- _Your instructions_:
Can you output the material exactly as written, minus any pictures it holds?

- _Given material_:
————

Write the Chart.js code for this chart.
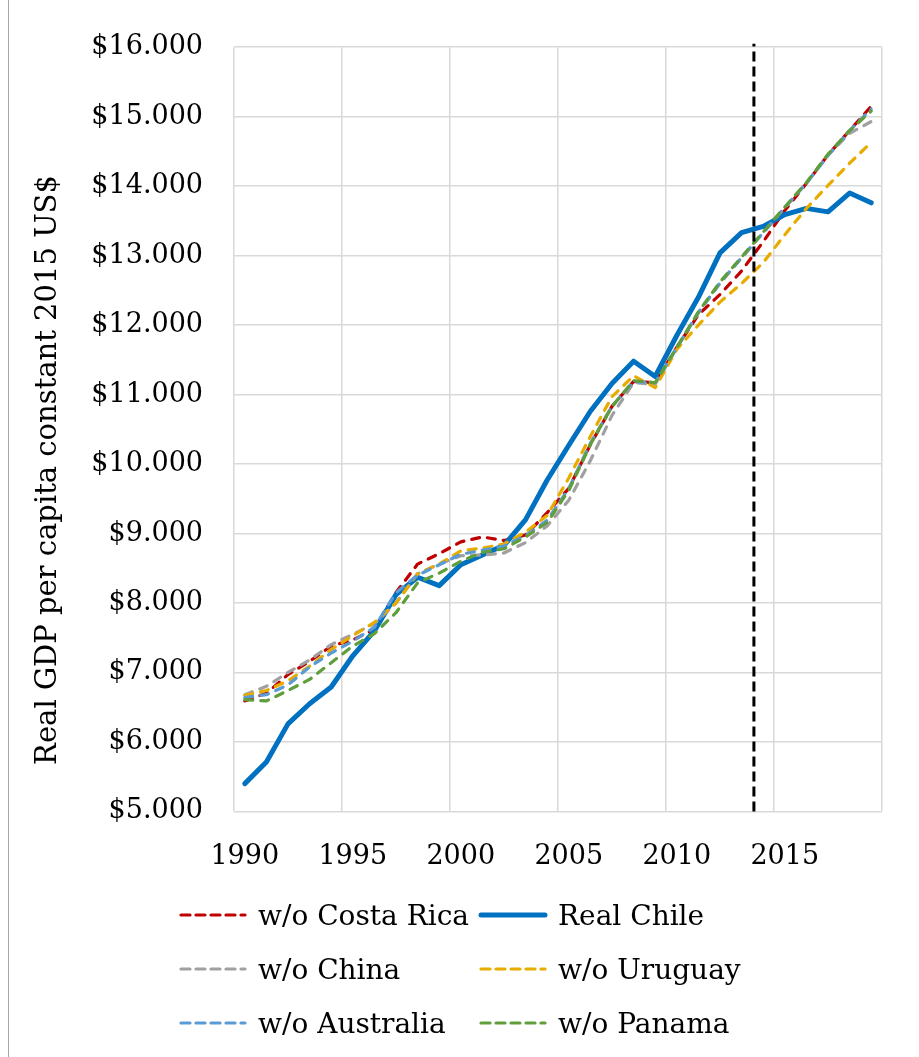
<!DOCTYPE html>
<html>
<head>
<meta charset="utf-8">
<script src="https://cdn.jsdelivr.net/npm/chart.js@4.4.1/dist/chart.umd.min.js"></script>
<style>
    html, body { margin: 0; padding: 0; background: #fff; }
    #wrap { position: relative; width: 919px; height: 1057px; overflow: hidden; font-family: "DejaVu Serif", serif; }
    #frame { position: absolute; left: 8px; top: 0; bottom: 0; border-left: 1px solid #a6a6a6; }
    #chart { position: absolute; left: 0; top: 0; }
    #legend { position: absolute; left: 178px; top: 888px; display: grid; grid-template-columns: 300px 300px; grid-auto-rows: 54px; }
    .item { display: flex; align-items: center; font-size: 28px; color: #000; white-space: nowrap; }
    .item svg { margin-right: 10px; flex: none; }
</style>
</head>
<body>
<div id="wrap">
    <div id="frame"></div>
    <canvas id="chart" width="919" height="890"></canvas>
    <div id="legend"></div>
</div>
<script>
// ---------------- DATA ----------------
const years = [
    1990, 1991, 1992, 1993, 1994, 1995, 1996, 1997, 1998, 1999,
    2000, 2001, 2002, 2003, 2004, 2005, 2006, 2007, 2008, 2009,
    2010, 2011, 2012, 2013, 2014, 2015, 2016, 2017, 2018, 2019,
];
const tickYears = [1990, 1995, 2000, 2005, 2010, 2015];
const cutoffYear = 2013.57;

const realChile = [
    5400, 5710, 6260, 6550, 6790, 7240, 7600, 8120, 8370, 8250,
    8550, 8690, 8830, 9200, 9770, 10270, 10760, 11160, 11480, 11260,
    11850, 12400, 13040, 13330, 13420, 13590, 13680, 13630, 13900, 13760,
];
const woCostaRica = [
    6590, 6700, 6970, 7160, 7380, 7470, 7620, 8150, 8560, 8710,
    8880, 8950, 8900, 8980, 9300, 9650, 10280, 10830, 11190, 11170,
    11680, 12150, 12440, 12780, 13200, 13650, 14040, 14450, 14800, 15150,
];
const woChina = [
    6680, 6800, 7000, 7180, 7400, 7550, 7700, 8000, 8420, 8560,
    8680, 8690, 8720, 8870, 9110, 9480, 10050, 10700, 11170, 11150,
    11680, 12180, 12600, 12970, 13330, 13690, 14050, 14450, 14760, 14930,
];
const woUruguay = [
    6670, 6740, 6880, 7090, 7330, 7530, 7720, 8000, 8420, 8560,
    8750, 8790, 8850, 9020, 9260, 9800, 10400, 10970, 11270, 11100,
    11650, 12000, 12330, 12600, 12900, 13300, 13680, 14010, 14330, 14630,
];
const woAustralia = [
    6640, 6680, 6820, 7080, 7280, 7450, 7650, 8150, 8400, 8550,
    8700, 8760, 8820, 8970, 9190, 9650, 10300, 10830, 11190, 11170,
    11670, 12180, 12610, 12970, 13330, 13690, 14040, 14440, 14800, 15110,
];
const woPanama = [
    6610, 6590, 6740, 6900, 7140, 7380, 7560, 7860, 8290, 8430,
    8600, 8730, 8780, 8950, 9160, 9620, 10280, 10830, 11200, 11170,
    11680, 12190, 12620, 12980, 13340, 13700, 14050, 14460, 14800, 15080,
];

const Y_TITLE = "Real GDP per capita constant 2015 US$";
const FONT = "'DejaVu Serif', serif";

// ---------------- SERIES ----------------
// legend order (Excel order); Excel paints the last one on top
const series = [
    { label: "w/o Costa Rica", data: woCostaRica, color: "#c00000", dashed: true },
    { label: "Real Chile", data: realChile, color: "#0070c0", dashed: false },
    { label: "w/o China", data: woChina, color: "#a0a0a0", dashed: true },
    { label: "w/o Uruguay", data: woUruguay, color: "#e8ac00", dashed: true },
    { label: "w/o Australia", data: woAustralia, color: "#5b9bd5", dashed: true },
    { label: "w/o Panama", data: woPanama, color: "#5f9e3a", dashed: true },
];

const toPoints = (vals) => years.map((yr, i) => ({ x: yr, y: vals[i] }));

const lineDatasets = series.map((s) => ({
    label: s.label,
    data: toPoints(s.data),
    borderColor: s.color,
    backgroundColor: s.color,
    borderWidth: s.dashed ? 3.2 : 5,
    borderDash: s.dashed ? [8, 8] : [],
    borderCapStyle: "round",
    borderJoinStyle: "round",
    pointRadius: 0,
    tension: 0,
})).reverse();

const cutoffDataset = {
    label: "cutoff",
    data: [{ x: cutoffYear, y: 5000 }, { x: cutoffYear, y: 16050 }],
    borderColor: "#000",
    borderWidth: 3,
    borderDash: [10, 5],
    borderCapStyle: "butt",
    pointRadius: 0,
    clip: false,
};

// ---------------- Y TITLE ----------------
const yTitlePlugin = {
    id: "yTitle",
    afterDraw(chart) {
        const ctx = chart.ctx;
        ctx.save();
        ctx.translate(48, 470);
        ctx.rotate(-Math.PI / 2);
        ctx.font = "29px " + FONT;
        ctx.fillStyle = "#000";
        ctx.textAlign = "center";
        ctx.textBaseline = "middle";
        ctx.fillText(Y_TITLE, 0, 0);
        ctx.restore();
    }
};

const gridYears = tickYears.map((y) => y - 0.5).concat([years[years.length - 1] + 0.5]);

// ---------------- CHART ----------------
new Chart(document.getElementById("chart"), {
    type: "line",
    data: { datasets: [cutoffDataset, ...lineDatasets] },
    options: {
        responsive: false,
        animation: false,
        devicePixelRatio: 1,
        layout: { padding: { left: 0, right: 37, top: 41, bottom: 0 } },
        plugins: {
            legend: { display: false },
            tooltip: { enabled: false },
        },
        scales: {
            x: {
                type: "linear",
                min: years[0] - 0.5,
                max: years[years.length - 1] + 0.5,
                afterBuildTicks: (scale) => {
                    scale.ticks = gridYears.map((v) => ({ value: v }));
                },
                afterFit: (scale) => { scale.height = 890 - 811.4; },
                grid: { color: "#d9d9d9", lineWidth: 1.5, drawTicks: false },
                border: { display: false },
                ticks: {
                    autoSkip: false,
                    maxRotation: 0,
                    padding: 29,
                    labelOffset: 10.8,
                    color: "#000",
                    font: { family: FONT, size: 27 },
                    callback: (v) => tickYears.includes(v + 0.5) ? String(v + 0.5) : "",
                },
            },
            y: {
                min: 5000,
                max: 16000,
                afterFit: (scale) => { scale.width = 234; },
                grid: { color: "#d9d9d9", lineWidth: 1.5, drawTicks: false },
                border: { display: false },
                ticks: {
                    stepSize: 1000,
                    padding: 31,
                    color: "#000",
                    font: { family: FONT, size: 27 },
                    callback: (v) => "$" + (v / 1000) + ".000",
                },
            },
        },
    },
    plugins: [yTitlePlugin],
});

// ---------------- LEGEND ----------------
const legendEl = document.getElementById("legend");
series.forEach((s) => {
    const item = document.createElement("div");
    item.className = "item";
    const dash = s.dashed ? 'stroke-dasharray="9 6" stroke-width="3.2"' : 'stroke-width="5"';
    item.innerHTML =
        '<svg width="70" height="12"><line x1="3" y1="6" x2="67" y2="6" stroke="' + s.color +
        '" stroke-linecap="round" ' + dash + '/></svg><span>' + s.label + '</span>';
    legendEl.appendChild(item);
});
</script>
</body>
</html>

————

- _Response to the exercise_:
Write the Chart.js code for this chart.
<!DOCTYPE html>
<html>
<head>
<meta charset="utf-8">
<script src="https://cdn.jsdelivr.net/npm/chart.js@4.4.1/dist/chart.umd.min.js"></script>
<style>
    html, body { margin: 0; padding: 0; background: #fff; }
    #wrap { position: relative; width: 919px; height: 1057px; overflow: hidden; font-family: "DejaVu Serif", serif; }
    #frame { position: absolute; left: 8px; top: 0; bottom: 0; border-left: 1px solid #a6a6a6; }
    #chart { position: absolute; left: 0; top: 0; }
    #legend { position: absolute; left: 178px; top: 888px; display: grid; grid-template-columns: 300px 300px; grid-auto-rows: 54px; }
    .item { display: flex; align-items: center; font-size: 28px; color: #000; white-space: nowrap; }
    .item svg { margin-right: 10px; flex: none; }
</style>
</head>
<body>
<div id="wrap">
    <div id="frame"></div>
    <canvas id="chart" width="919" height="890"></canvas>
    <div id="legend"></div>
</div>
<script>
// ---------------- DATA ----------------
const years = [
    1990, 1991, 1992, 1993, 1994, 1995, 1996, 1997, 1998, 1999,
    2000, 2001, 2002, 2003, 2004, 2005, 2006, 2007, 2008, 2009,
    2010, 2011, 2012, 2013, 2014, 2015, 2016, 2017, 2018, 2019,
];
const tickYears = [1990, 1995, 2000, 2005, 2010, 2015];
const cutoffYear = 2013.57;

const realChile = [
    5400, 5710, 6260, 6550, 6790, 7240, 7600, 8120, 8370, 8250,
    8550, 8690, 8830, 9200, 9770, 10270, 10760, 11160, 11480, 11260,
    11850, 12400, 13040, 13330, 13420, 13590, 13680, 13630, 13900, 13760,
];
const woCostaRica = [
    6590, 6700, 6970, 7160, 7380, 7470, 7620, 8150, 8560, 8710,
    8880, 8950, 8900, 8980, 9300, 9650, 10280, 10830, 11190, 11170,
    11680, 12150, 12440, 12780, 13200, 13650, 14040, 14450, 14800, 15150,
];
const woChina = [
    6680, 6800, 7000, 7180, 7400, 7550, 7700, 8000, 8420, 8560,
    8680, 8690, 8720, 8870, 9110, 9480, 10050, 10700, 11170, 11150,
    11680, 12180, 12600, 12970, 13330, 13690, 14050, 14450, 14760, 14930,
];
const woUruguay = [
    6670, 6740, 6880, 7090, 7330, 7530, 7720, 8000, 8420, 8560,
    8750, 8790, 8850, 9020, 9260, 9800, 10400, 10970, 11270, 11100,
    11650, 12000, 12330, 12600, 12900, 13300, 13680, 14010, 14330, 14630,
];
const woAustralia = [
    6640, 6680, 6820, 7080, 7280, 7450, 7650, 8150, 8400, 8550,
    8700, 8760, 8820, 8970, 9190, 9650, 10300, 10830, 11190, 11170,
    11670, 12180, 12610, 12970, 13330, 13690, 14040, 14440, 14800, 15110,
];
const woPanama = [
    6610, 6590, 6740, 6900, 7140, 7380, 7560, 7860, 8290, 8430,
    8600, 8730, 8780, 8950, 9160, 9620, 10280, 10830, 11200, 11170,
    11680, 12190, 12620, 12980, 13340, 13700, 14050, 14460, 14800, 15080,
];

const Y_TITLE = "Real GDP per capita constant 2015 US$";
const FONT = "'DejaVu Serif', serif";

// ---------------- SERIES ----------------
// legend order (Excel order); Excel paints the last one on top
const series = [
    { label: "w/o Costa Rica", data: woCostaRica, color: "#c00000", dashed: true },
    { label: "Real Chile", data: realChile, color: "#0070c0", dashed: false },
    { label: "w/o China", data: woChina, color: "#a0a0a0", dashed: true },
    { label: "w/o Uruguay", data: woUruguay, color: "#e8ac00", dashed: true },
    { label: "w/o Australia", data: woAustralia, color: "#5b9bd5", dashed: true },
    { label: "w/o Panama", data: woPanama, color: "#5f9e3a", dashed: true },
];

const toPoints = (vals) => years.map((yr, i) => ({ x: yr, y: vals[i] }));

const lineDatasets = series.map((s) => ({
    label: s.label,
    data: toPoints(s.data),
    borderColor: s.color,
    backgroundColor: s.color,
    borderWidth: s.dashed ? 3.2 : 5,
    borderDash: s.dashed ? [8, 8] : [],
    borderCapStyle: "round",
    borderJoinStyle: "round",
    pointRadius: 0,
    tension: 0,
})).reverse();

const cutoffDataset = {
    label: "cutoff",
    data: [{ x: cutoffYear, y: 5000 }, { x: cutoffYear, y: 16050 }],
    borderColor: "#000",
    borderWidth: 3,
    borderDash: [10, 5],
    borderCapStyle: "butt",
    pointRadius: 0,
    clip: false,
};

// ---------------- Y TITLE ----------------
const yTitlePlugin = {
    id: "yTitle",
    afterDraw(chart) {
        const ctx = chart.ctx;
        ctx.save();
        ctx.translate(48, 470);
        ctx.rotate(-Math.PI / 2);
        ctx.font = "29px " + FONT;
        ctx.fillStyle = "#000";
        ctx.textAlign = "center";
        ctx.textBaseline = "middle";
        ctx.fillText(Y_TITLE, 0, 0);
        ctx.restore();
    }
};

const gridYears = tickYears.map((y) => y - 0.5).concat([years[years.length - 1] + 0.5]);

// ---------------- CHART ----------------
new Chart(document.getElementById("chart"), {
    type: "line",
    data: { datasets: [cutoffDataset, ...lineDatasets] },
    options: {
        responsive: false,
        animation: false,
        devicePixelRatio: 1,
        layout: { padding: { left: 0, right: 37, top: 41, bottom: 0 } },
        plugins: {
            legend: { display: false },
            tooltip: { enabled: false },
        },
        scales: {
            x: {
                type: "linear",
                min: years[0] - 0.5,
                max: years[years.length - 1] + 0.5,
                afterBuildTicks: (scale) => {
                    scale.ticks = gridYears.map((v) => ({ value: v }));
                },
                afterFit: (scale) => { scale.height = 890 - 811.4; },
                grid: { color: "#d9d9d9", lineWidth: 1.5, drawTicks: false },
                border: { display: false },
                ticks: {
                    autoSkip: false,
                    maxRotation: 0,
                    padding: 29,
                    labelOffset: 10.8,
                    color: "#000",
                    font: { family: FONT, size: 27 },
                    callback: (v) => tickYears.includes(v + 0.5) ? String(v + 0.5) : "",
                },
            },
            y: {
                min: 5000,
                max: 16000,
                afterFit: (scale) => { scale.width = 234; },
                grid: { color: "#d9d9d9", lineWidth: 1.5, drawTicks: false },
                border: { display: false },
                ticks: {
                    stepSize: 1000,
                    padding: 31,
                    color: "#000",
                    font: { family: FONT, size: 27 },
                    callback: (v) => "$" + (v / 1000) + ".000",
                },
            },
        },
    },
    plugins: [yTitlePlugin],
});

// ---------------- LEGEND ----------------
const legendEl = document.getElementById("legend");
series.forEach((s) => {
    const item = document.createElement("div");
    item.className = "item";
    const dash = s.dashed ? 'stroke-dasharray="9 6" stroke-width="3.2"' : 'stroke-width="5"';
    item.innerHTML =
        '<svg width="70" height="12"><line x1="3" y1="6" x2="67" y2="6" stroke="' + s.color +
        '" stroke-linecap="round" ' + dash + '/></svg><span>' + s.label + '</span>';
    legendEl.appendChild(item);
});
</script>
</body>
</html>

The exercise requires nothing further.